WHAT IS EXPECTED: In the data below, locate the line containing "Emit a LaTeX" and the line containing "(dec) at (187.5,164)", then retype both and everything between them exactly. Pictures are not part of the copy.

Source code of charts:
- - - - - - -

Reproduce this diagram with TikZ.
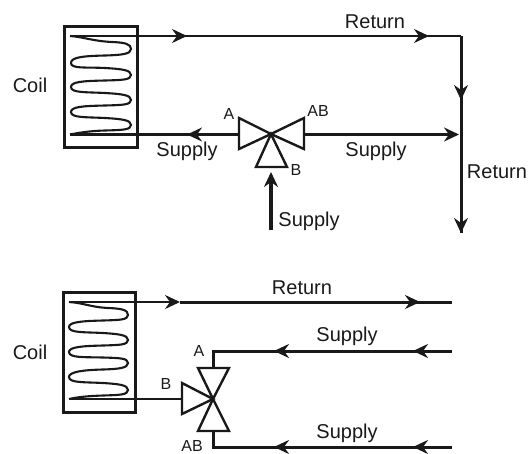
\documentclass[tikz,border=0pt]{standalone}
\usepackage{fontspec}
\setmainfont{Liberation Sans}
\usetikzlibrary{arrows.meta}
\tikzset{
  ink/.style={draw=black!90, line cap=butt},
  pipe/.style={ink, line width=2.2pt},
  thickpipe/.style={ink, line width=3pt},
  box/.style={ink, line width=3pt},
  coilline/.style={ink, line width=2.1pt},
  valve/.style={ink, line width=2.4pt, line join=miter, fill=white},
  head/.style={-{Stealth[length=15pt,width=14pt,inset=5pt]}},
  lab/.style={font=\fontsize{20}{22}\selectfont, text=black!90, inner sep=0pt},
  port/.style={font=\fontsize{16}{18}\selectfont, text=black!90, inner sep=0pt},
}
\begin{document}
\begin{tikzpicture}[x=1pt,y=-1pt]
\useasboundingbox (0,0) rectangle (530,453);

% ---------- upper circuit ----------
\coordinate (uTopOut) at (70,36);
\coordinate (uTopMid) at (187,36);
\coordinate (uTopArrow) at (429,36);
\coordinate (uCorner) at (461,36);
\coordinate (uMidArrow) at (461,100);
\coordinate (uEnd) at (461,233);
\coordinate (uTee) at (459,134.5);
\coordinate (uBotOut) at (70,134.5);
\coordinate (uC) at (271,134);
\coordinate (uA1) at (239,118);
\coordinate (uA2) at (239,149);
\coordinate (uAB1) at (304,118);
\coordinate (uAB2) at (304,149);
\coordinate (uB1) at (256,167);
\coordinate (uB2) at (287,167);
\coordinate (uA) at (239,134.5);
\coordinate (uAB) at (304,134.5);
\coordinate (uSupArrow) at (187,134.5);
\coordinate (uSupTip) at (271,172);
\coordinate (uSupStart) at (271,230);

\draw[box] (64,26) rectangle (137,147);
\draw[coilline] (uTopOut) .. controls (84,37) and (92,41) .. (112,42)
  .. controls (125,42.5) and (131,44) .. (131,49)
  .. controls (131,54) and (122,55) .. (105,55.5)
  .. controls (84,56) and (71,57) .. (71,63)
  .. controls (71,69) and (86,67) .. (105,68)
  .. controls (122,69) and (131,70) .. (131,75)
  .. controls (131,80) and (122,80) .. (105,80.5)
  .. controls (84,81) and (71,81.5) .. (71,87)
  .. controls (71,93) and (86,92) .. (105,93)
  .. controls (122,94) and (131,95) .. (131,100)
  .. controls (131,105) and (122,105) .. (105,105.5)
  .. controls (84,106) and (71,106.5) .. (71,112)
  .. controls (71,118) and (86,117) .. (105,118)
  .. controls (122,119) and (131,120) .. (131,125)
  .. controls (131,130) and (122,130) .. (105,130.5)
  .. controls (88,131) and (78,133) .. (uBotOut);

\draw[pipe] (uTopOut) -- (uCorner);
\draw[pipe,head] (uTopOut) -- (uTopMid);
\draw[pipe,head] (uTopMid) -- (uTopArrow);
\draw[thickpipe] (uCorner) -- (uEnd);
\draw[thickpipe,head] (uCorner) -- (uMidArrow);
\draw[thickpipe,head] (uMidArrow) -- (uEnd);
\draw[thickpipe,head] (uAB) -- (uTee);
\draw[pipe] (uA) -- (uBotOut);
\draw[pipe,head] (uA) -- (uSupArrow);
\draw[ink,line width=3.4pt,head] (uSupStart) -- (uSupTip);

\draw[valve] (uC) -- (uA1) -- (uA2) -- cycle;
\draw[valve] (uC) -- (uAB1) -- (uAB2) -- cycle;
\draw[valve] (uC) -- (uB1) -- (uB2) -- cycle;

\node[lab] (uCoil) at (30,85) {Coil};
\node[lab] (uRet1) at (375,22) {Return};
\node[lab] (uRet2) at (497,172) {Return};
\node[lab] (uSup1) at (187,151) {Supply};
\node[lab] (uSup2) at (376,151) {Supply};
\node[lab] (uSup3) at (309,221) {Supply};
\node[port] (uLA) at (229,114) {A};
\node[port] (uLAB) at (318,111) {AB};
\node[port] (uLB) at (296,170) {B};

% ---------- lower circuit ----------
\coordinate (lTopOut) at (69,302);
\coordinate (lTopArrow) at (180,302);
\coordinate (lTopArrow2) at (420,302);
\coordinate (lTopEnd) at (452,302);
\coordinate (lBotOut) at (69,399);
\coordinate (lC) at (213,399);
\coordinate (lA1) at (198,368);
\coordinate (lA2) at (229,368);
\coordinate (lAB1) at (198,431);
\coordinate (lAB2) at (229,431);
\coordinate (lB1) at (182,383);
\coordinate (lB2) at (182,414);
\coordinate (lA) at (213,368);
\coordinate (lAcorner) at (213,351);
\coordinate (lAB) at (213,431);
\coordinate (lABcorner) at (213,447);
\coordinate (lB) at (182,399);
\coordinate (lAin) at (452,351);
\coordinate (lAm1) at (413,351);
\coordinate (lAm2) at (274,351);
\coordinate (lABin) at (452,447);
\coordinate (lABm1) at (413,447);
\coordinate (lABm2) at (274,447);

\draw[box] (63.3,292.3) rectangle (135.3,412.3);
\draw[coilline] (lTopOut) .. controls (84,303) and (90,307) .. (108,308)
  .. controls (122,308.5) and (128,310) .. (128,315)
  .. controls (128,320) and (119,320) .. (103,320.5)
  .. controls (82,321) and (69,322) .. (69,327)
  .. controls (69,333) and (84,332) .. (103,333)
  .. controls (119,334) and (128,335) .. (128,340)
  .. controls (128,345) and (119,345) .. (103,345.5)
  .. controls (82,346) and (69,347) .. (69,352)
  .. controls (69,358) and (84,357) .. (103,357.5)
  .. controls (119,358) and (128,358) .. (128,363)
  .. controls (128,368) and (119,369) .. (103,369.5)
  .. controls (82,370) and (69,372) .. (69,377)
  .. controls (69,383) and (84,382) .. (103,383)
  .. controls (119,384) and (128,385) .. (128,390)
  .. controls (128,395) and (119,395) .. (103,395.5)
  .. controls (88,396) and (78,397) .. (lBotOut);

\draw[pipe,head] (lTopOut) -- (lTopArrow);
\draw[thickpipe] (lTopArrow) -- (lTopEnd);
\draw[thickpipe,head] (lTopArrow) -- (lTopArrow2);
\draw[pipe] (lBotOut) -- (lB);
\draw[thickpipe,line join=miter] (lAin) -- (lAcorner) -- (lA);
\draw[thickpipe,head] (lAin) -- (lAm1);
\draw[thickpipe,head] (lAm1) -- (lAm2);
\draw[thickpipe,line join=miter] (lABin) -- (lABcorner) -- (lAB);
\draw[thickpipe,head] (lABin) -- (lABm1);
\draw[thickpipe,head] (lABm1) -- (lABm2);

\draw[valve] (lC) -- (lA1) -- (lA2) -- cycle;
\draw[valve] (lC) -- (lAB1) -- (lAB2) -- cycle;
\draw[valve] (lC) -- (lB1) -- (lB2) -- cycle;

\node[lab] (lCoil) at (30,352) {Coil};
\node[lab] (lRet) at (302,288) {Return};
\node[lab] (lSup1) at (347,336) {Supply};
\node[lab] (lSup2) at (347,433) {Supply};
\node[port] (lLA) at (199,351) {A};
\node[port] (lLB) at (166,384) {B};
\node[port] (lLAB) at (192,445.5) {AB};
\end{tikzpicture}
\end{document}
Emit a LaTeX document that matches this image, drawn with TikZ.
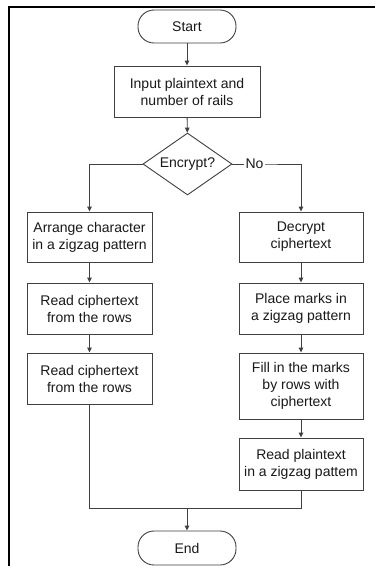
\documentclass[tikz,border=0pt]{standalone}
\usepackage{fontspec}
\setmainfont{Liberation Sans}
\usetikzlibrary{shapes.geometric,arrows.meta}
\begin{document}
\begin{tikzpicture}[x=1pt,y=-1pt,
  base/.style={draw=black!75, line width=0.9pt, text=black!90, align=center,
    font=\fontsize{14}{17}\selectfont, inner sep=0pt},
  term/.style={base, rectangle, rounded corners=16pt, minimum width=98pt, minimum height=33pt},
  proc/.style={base, rectangle, minimum height=51pt},
  lbox/.style={proc, minimum width=125pt},
  rbox/.style={proc, minimum width=124pt},
  decision/.style={base, diamond, shape aspect=1.43, minimum width=89pt, minimum height=62pt},
  flow/.style={draw=black!75, line width=0.9pt, -{Triangle[length=5pt,width=4.5pt]}},
  line/.style={draw=black!75, line width=0.9pt}]
\useasboundingbox (0,0) rectangle (375,566);
\fill[white] (0,0) rectangle (375,566);
\draw[line width=1.5pt, black] (9,566) -- (9,7) -- (375,7);

\node[term] (start) at (187,26.5) {Start};
\node[proc, minimum width=146pt] (input) at (187,91.5) {Input plaintext and\\number of rails};
\node[decision] (dec) at (187.5,164) {Encrypt?};

\node[lbox, minimum height=50pt] (L1) at (89.5,237) {Arrange character\\in a zigzag pattern};
\node[lbox] (L2) at (89.5,308.5) {Read ciphertext\\from the rows};
\node[lbox] (L3) at (89.5,378.5) {Read ciphertext\\from the rows};

\node[rbox, minimum height=50pt] (R1) at (301,237) {Decrypt\\ciphertext};
\node[rbox] (R2) at (301,308.5) {Place marks in\\a zigzag pattern};
\node[rbox, minimum height=66pt] (R3) at (301,386) {Fill in the marks\\by rows with\\ciphertext};
\node[rbox, minimum height=52pt] (R4) at (301,464) {Read plaintext\\in a zigzag pattem};

\node[term, minimum height=34pt] (end) at (187,548) {End};
\coordinate (m) at (187,508);

\draw[flow] (start) -- (input);
\draw[flow] (input) -- (dec);
\draw[flow] (dec.west) -| (L1.north);
\draw[flow] (dec.east) -- ++(22,0) node[fill=white, inner sep=1.5pt, text=black!90, font=\fontsize{14}{17}\selectfont] {No} -| (R1.north);
\draw[flow] (L1) -- (L2);
\draw[flow] (L2) -- (L3);
\draw[flow] (R1) -- (R2);
\draw[flow] (R2) -- (R3);
\draw[flow] (R3) -- (R4);
\draw[line] (L3.south) |- (m);
\draw[line] (R4.south) |- (m);
\draw[flow] (m) -- (end);
\end{tikzpicture}
\end{document}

- - - - - - -

ANSWER TO THIS EXERCISE:
Emit a LaTeX document that matches this image, drawn with TikZ.
\documentclass[tikz,border=0pt]{standalone}
\usepackage{fontspec}
\setmainfont{Liberation Sans}
\usetikzlibrary{shapes.geometric,arrows.meta}
\begin{document}
\begin{tikzpicture}[x=1pt,y=-1pt,
  base/.style={draw=black!75, line width=0.9pt, text=black!90, align=center,
    font=\fontsize{14}{17}\selectfont, inner sep=0pt},
  term/.style={base, rectangle, rounded corners=16pt, minimum width=98pt, minimum height=33pt},
  proc/.style={base, rectangle, minimum height=51pt},
  lbox/.style={proc, minimum width=125pt},
  rbox/.style={proc, minimum width=124pt},
  decision/.style={base, diamond, shape aspect=1.43, minimum width=89pt, minimum height=62pt},
  flow/.style={draw=black!75, line width=0.9pt, -{Triangle[length=5pt,width=4.5pt]}},
  line/.style={draw=black!75, line width=0.9pt}]
\useasboundingbox (0,0) rectangle (375,566);
\fill[white] (0,0) rectangle (375,566);
\draw[line width=1.5pt, black] (9,566) -- (9,7) -- (375,7);

\node[term] (start) at (187,26.5) {Start};
\node[proc, minimum width=146pt] (input) at (187,91.5) {Input plaintext and\\number of rails};
\node[decision] (dec) at (187.5,164) {Encrypt?};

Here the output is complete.